可是这时候,邻居周婶神色慌张地来找他,“东航,你快点去医院,你爸妈被人打了,在医院抢救呢!”
他手里的书哗啦一声,掉在了地上,飞奔回屋,拿了存折出来,抖着嘴唇问周婶,“他们在哪个医院?”伤得重不重这些,他根本不敢问。
“就是离站这里最近的那个人民医院。”
周婶话才说完,阮东航就已经消失在巷子口。她叹了一口气,帮阮家锁好了门,转身时,却看到了旁边的李老太太,“哎,李奶奶,你说,他们怎么那么倒霉,就是捡个瓶子无端端的就被一群醉汉给打了,打了人就跑了,连个说理的地方都没有。”

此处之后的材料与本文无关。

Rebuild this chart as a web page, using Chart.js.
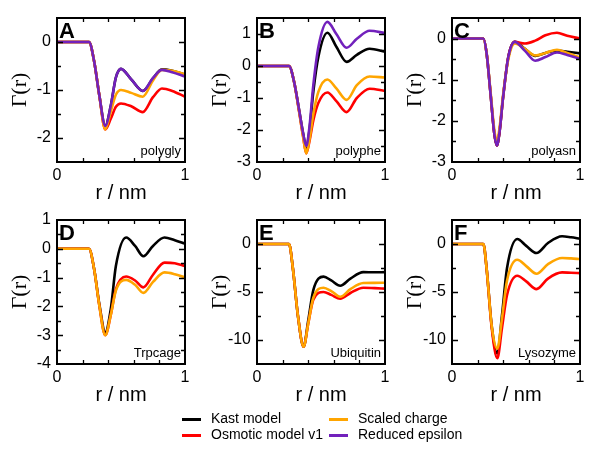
<!DOCTYPE html>
<html>
<head>
<meta charset="utf-8">
<script src="https://cdn.jsdelivr.net/npm/chart.js@4/dist/chart.umd.min.js"></script>
<style>
  body { margin: 0; background: #fff; }
  #wrap { position: relative; width: 600px; height: 451px; overflow: hidden; }
  .panel { position: absolute; width: 200px; height: 206px; }
  .leg { position: absolute; font: 14px "Liberation Sans", Arial, sans-serif; color: #000; white-space: nowrap; }
  .leg i { position: absolute; width: 19px; height: 3px; }
</style>
</head>
<body>
<div id="wrap">
  <div class="panel" style="left:0;top:0"><canvas id="cA"></canvas></div>
  <div class="panel" style="left:200px;top:0"><canvas id="cB"></canvas></div>
  <div class="panel" style="left:395px;top:0"><canvas id="cC"></canvas></div>
  <div class="panel" style="left:0;top:202px"><canvas id="cD"></canvas></div>
  <div class="panel" style="left:200px;top:202px"><canvas id="cE"></canvas></div>
  <div class="panel" style="left:395px;top:202px"><canvas id="cF"></canvas></div>

  <div class="leg" style="left:182px;top:410px"><i style="left:0;top:8px;background:#000"></i><span style="position:absolute;left:29px">Kast model</span></div>
  <div class="leg" style="left:182px;top:426px"><i style="left:0;top:8px;background:#ff0000"></i><span style="position:absolute;left:29px">Osmotic model v1</span></div>
  <div class="leg" style="left:329px;top:410px"><i style="left:0;top:8px;background:#ffa500"></i><span style="position:absolute;left:29px">Scaled charge</span></div>
  <div class="leg" style="left:329px;top:426px"><i style="left:0;top:8px;background:rgb(114,33,188)"></i><span style="position:absolute;left:29px">Reduced epsilon</span></div>
</div>
<script>
// r / nm sample positions and Gamma(r) values
const rA = [0, 0.25, 0.29, 0.33, 0.377, 0.42, 0.46, 0.5, 0.58, 0.67, 0.75, 0.82, 0.9, 1.0];
const kastA = [0, 0, -0.4, -1.1, -1.75, -1.33, -0.74, -0.56, -0.78, -1.02, -0.76, -0.57, -0.6, -0.68];
const osmA = [0, 0, -0.4, -1.1, -1.82, -1.6, -1.35, -1.28, -1.34, -1.46, -1.15, -0.97, -1.02, -1.14];
const scaledA = [0, 0, -0.4, -1.1, -1.82, -1.45, -1.1, -1.0, -1.06, -1.14, -0.8, -0.58, -0.6, -0.67];
const epsA = [0, 0, -0.4, -1.1, -1.75, -1.33, -0.74, -0.56, -0.78, -1.02, -0.75, -0.58, -0.63, -0.72];

const rB = [0, 0.25, 0.29, 0.33, 0.36, 0.385, 0.41, 0.44, 0.48, 0.55, 0.62, 0.70, 0.78, 0.88, 1.0];
const kastB = [0, 0, -0.5, -1.4, -2.1, -2.55, -2.0, -0.8, 0.3, 1.04, 0.6, 0.13, 0.35, 0.54, 0.45];
const osmB = [0, 0, -0.5, -1.45, -2.2, -2.73, -2.35, -1.7, -1.15, -0.83, -1.1, -1.44, -1.0, -0.71, -0.78];
const scaledB = [0, 0, -0.5, -1.45, -2.2, -2.73, -2.3, -1.5, -0.8, -0.42, -0.7, -1.06, -0.6, -0.33, -0.36];
const epsB = [0, 0, -0.5, -1.4, -2.1, -2.5, -1.9, -0.6, 0.6, 1.38, 1.0, 0.57, 0.85, 1.1, 1.03];

const rC = [0, 0.245, 0.27, 0.30, 0.33, 0.35, 0.37, 0.40, 0.44, 0.49, 0.57, 0.65, 0.73, 0.82, 0.9, 1.0];
const kastC = [0, 0, -0.35, -1.3, -2.3, -2.6, -2.3, -1.4, -0.45, -0.08, -0.25, -0.42, -0.35, -0.29, -0.32, -0.36];
const osmC = [0, 0, -0.35, -1.3, -2.3, -2.6, -2.3, -1.4, -0.45, -0.08, -0.12, -0.05, 0.08, 0.14, 0.07, 0];
const scaledC = [0, 0, -0.35, -1.25, -2.2, -2.49, -2.2, -1.35, -0.5, -0.12, -0.25, -0.41, -0.35, -0.27, -0.35, -0.46];
const epsC = [0, 0, -0.35, -1.3, -2.3, -2.6, -2.3, -1.4, -0.45, -0.08, -0.3, -0.54, -0.45, -0.34, -0.4, -0.49];

const rD = [0, 0.25, 0.29, 0.33, 0.377, 0.42, 0.46, 0.54, 0.61, 0.675, 0.75, 0.84, 0.92, 1.0];
const kastD = [0, 0, -0.7, -1.9, -2.9, -2.1, -0.6, 0.39, 0.1, -0.26, 0.1, 0.39, 0.3, 0.18];
const osmD = [0, 0, -0.7, -1.95, -3.0, -2.3, -1.4, -0.96, -1.1, -1.34, -0.9, -0.48, -0.5, -0.6];
const scaledD = [0, 0, -0.7, -1.95, -3.0, -2.3, -1.45, -1.08, -1.25, -1.53, -1.15, -0.82, -0.88, -0.99];

const rE = [0, 0.25, 0.28, 0.32, 0.364, 0.40, 0.44, 0.52, 0.58, 0.65, 0.73, 0.83, 0.92, 1.0];
const kastE = [0, 0, -2.5, -7.5, -10.7, -8.0, -4.8, -3.4, -3.8, -4.35, -3.6, -2.93, -2.95, -2.93];
const osmE = [0, 0, -2.5, -7.5, -10.7, -8.3, -5.8, -5.0, -5.3, -5.7, -5.1, -4.55, -4.6, -4.65];
const scaledE = [0, 0, -2.5, -7.5, -10.7, -8.3, -5.6, -4.55, -4.9, -5.5, -4.7, -4.07, -4.05, -4.03];

const rF = [0, 0.245, 0.27, 0.31, 0.354, 0.39, 0.43, 0.51, 0.58, 0.66, 0.75, 0.86, 0.93, 1.0];
const kastF = [0, 0, -2.5, -8.5, -11.4, -7.5, -2.5, 0.52, -0.2, -0.94, 0.1, 0.8, 0.7, 0.56];
const osmF = [0, 0, -2.5, -8.7, -11.9, -8.8, -5.3, -3.3, -3.9, -4.7, -3.6, -2.96, -3.0, -3.03];
const scaledF = [0, 0, -2.5, -8.5, -10.9, -7.8, -3.8, -1.64, -2.3, -3.1, -2.1, -1.46, -1.5, -1.57];

const KAST = '#000000', OSM = '#ff0000', SCALED = '#ffa500', EPS = 'rgb(114,33,188)';
const SANS = '"Liberation Sans", Arial, sans-serif';

function pts(r, ys) {
  return r.map((x, i) => ({ x: x, y: ys[i] }));
}

function line(r, ys, color) {
  return {
    data: pts(r, ys),
    borderColor: color,
    borderWidth: 2.6,
    pointRadius: 0,
    fill: false,
    cubicInterpolationMode: 'monotone'
  };
}

// frame, inward ticks, panel letter and protein name
const framePlugin = {
  id: 'frame',
  afterDatasetsDraw(chart, args, opts) {
    const ctx = chart.ctx;
    const a = chart.chartArea;
    const xs = chart.scales.x, ys = chart.scales.y;
    ctx.save();
    ctx.strokeStyle = '#000';
    ctx.lineWidth = 1.3;
    ctx.beginPath();
    xs.ticks.forEach(t => {
      const v = t.value;
      if (v <= xs.min + 1e-6 || v >= xs.max - 1e-6) return;
      const p = Math.round(xs.getPixelForValue(v)) + 0.5;
      const len = Math.abs(v - Math.round(v)) < 1e-6 ? 6 : 4;
      ctx.moveTo(p, a.bottom); ctx.lineTo(p, a.bottom - len);
      ctx.moveTo(p, a.top); ctx.lineTo(p, a.top + len);
    });
    ys.ticks.forEach(t => {
      const v = t.value;
      if (v <= ys.min + 1e-6 || v >= ys.max - 1e-6) return;
      const p = Math.round(ys.getPixelForValue(v)) + 0.5;
      const major = Math.abs(v / opts.major - Math.round(v / opts.major)) < 1e-6;
      const len = major ? 6 : 4;
      ctx.moveTo(a.left, p); ctx.lineTo(a.left + len, p);
      ctx.moveTo(a.right, p); ctx.lineTo(a.right - len, p);
    });
    ctx.stroke();
    ctx.lineWidth = 2;
    ctx.strokeRect(a.left, a.top, a.right - a.left, a.bottom - a.top);
    ctx.fillStyle = '#000';
    ctx.font = 'bold 22px ' + SANS;
    ctx.textBaseline = 'top';
    ctx.textAlign = 'left';
    ctx.fillText(opts.letter, a.left + 2, a.top + 3);
    ctx.font = '13px ' + SANS;
    ctx.textBaseline = 'middle';
    ctx.textAlign = 'right';
    ctx.fillText(opts.name, a.right - 4, a.bottom - 11);
    ctx.restore();
  }
};

function panel(id, letter, name, sets, yMin, yMax, yStep, yMajor) {
  new Chart(document.getElementById(id), {
    type: 'line',
    data: { datasets: sets },
    plugins: [framePlugin],
    options: {
      responsive: true,
      maintainAspectRatio: false,
      animation: false,
      layout: { padding: { top: 18, right: 15, left: 0, bottom: 0 } },
      plugins: {
        legend: { display: false },
        tooltip: { enabled: false },
        frame: { letter: letter, name: name, major: yMajor }
      },
      scales: {
        x: {
          type: 'linear', min: 0, max: 1,
          grid: { display: false, drawTicks: false },
          border: { display: false },
          afterFit(s) { s.height = 44; },
          ticks: {
            stepSize: 0.2, maxRotation: 0, autoSkip: false, padding: 4,
            color: '#000', font: { family: SANS, size: 16 },
            callback: v => (Math.abs(v) < 1e-6 ? '0' : Math.abs(v - 1) < 1e-6 ? '1' : '')
          },
          title: {
            display: true, text: 'r / nm', color: '#000',
            font: { family: SANS, size: 20, lineHeight: 1.2 },
            padding: { top: 0, bottom: 1 }
          }
        },
        y: {
          min: yMin, max: yMax,
          grid: { display: false, drawTicks: false },
          border: { display: false },
          afterFit(s) { s.width = 57; },
          ticks: {
            stepSize: yStep, autoSkip: false, padding: 6,
            color: '#000', font: { family: SANS, size: 16 },
            callback: v => {
              const k = v / yMajor;
              return Math.abs(k - Math.round(k)) < 1e-6 ? String(Math.round(v)) : '';
            }
          },
          title: {
            display: true, text: 'Γ(r)', color: '#000',
            font: { family: '"Liberation Serif", "Times New Roman", serif', size: 22, lineHeight: 1.2 },
            padding: { top: 7, bottom: 0 }
          }
        }
      }
    }
  });
}

// first dataset is drawn on top
panel('cA', 'A', 'polygly',
  [line(rA, epsA, EPS), line(rA, scaledA, SCALED), line(rA, osmA, OSM), line(rA, kastA, KAST)],
  -2.5, 0.5, 0.5, 1);
panel('cB', 'B', 'polyphe',
  [line(rB, epsB, EPS), line(rB, scaledB, SCALED), line(rB, osmB, OSM), line(rB, kastB, KAST)],
  -3, 1.5, 0.5, 1);
panel('cC', 'C', 'polyasn',
  [line(rC, epsC, EPS), line(rC, scaledC, SCALED), line(rC, osmC, OSM), line(rC, kastC, KAST)],
  -3, 0.5, 0.5, 1);
panel('cD', 'D', 'Trpcage',
  [line(rD, scaledD, SCALED), line(rD, osmD, OSM), line(rD, kastD, KAST)],
  -4, 1, 0.5, 1);
panel('cE', 'E', 'Ubiquitin',
  [line(rE, scaledE, SCALED), line(rE, osmE, OSM), line(rE, kastE, KAST)],
  -12.5, 2.5, 2.5, 5);
panel('cF', 'F', 'Lysozyme',
  [line(rF, scaledF, SCALED), line(rF, osmF, OSM), line(rF, kastF, KAST)],
  -12.5, 2.5, 2.5, 5);
</script>
</body>
</html>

李奶奶也叹息一声,“唉,苦命人哟。也不知严重不严重?”
“严重。两人都被那群醉汉砸破了脑袋,还被拳打脚踢的,听说阮老头都吐血了。”
“真是缺德丧良心的玩意儿,与他们多大的仇,要把人往死里打?”李奶奶呸了一声,又长叹一声,“也不知他们家手术费能不能凑齐。”说罢了,李奶奶就回了屋子。
周婶不放心,也追着去了医院。
果不其然,阮家的存折上,只有两万多,根本不够两个人的手术费,还是医院的一位老医生见他可怜,便主张先救人,然后给阮东航三天时间,把余下的一万多给补上来。
周婶瞧着阮东航低着头坐在手术室外的落魄样子,很是同情他,就说:“东航,我家也不宽裕,家里孩子也要上学,所以,多的我也没有,只能挪出三千给你。”说完后,便匆忙离开。帮人只能帮这么多,她是没脸留下了啊。
看着周婶矮胖的身影消息在走廊尽头,阮东航只觉得眼睛酸涩得很。他又一次地唾弃自己无能。如今父母手术的钱都不够。
而且,这次父母出事,他不信是那些酒鬼的随机行凶,而是受了某些人的指使。不管如何,他一定不会善罢甘休。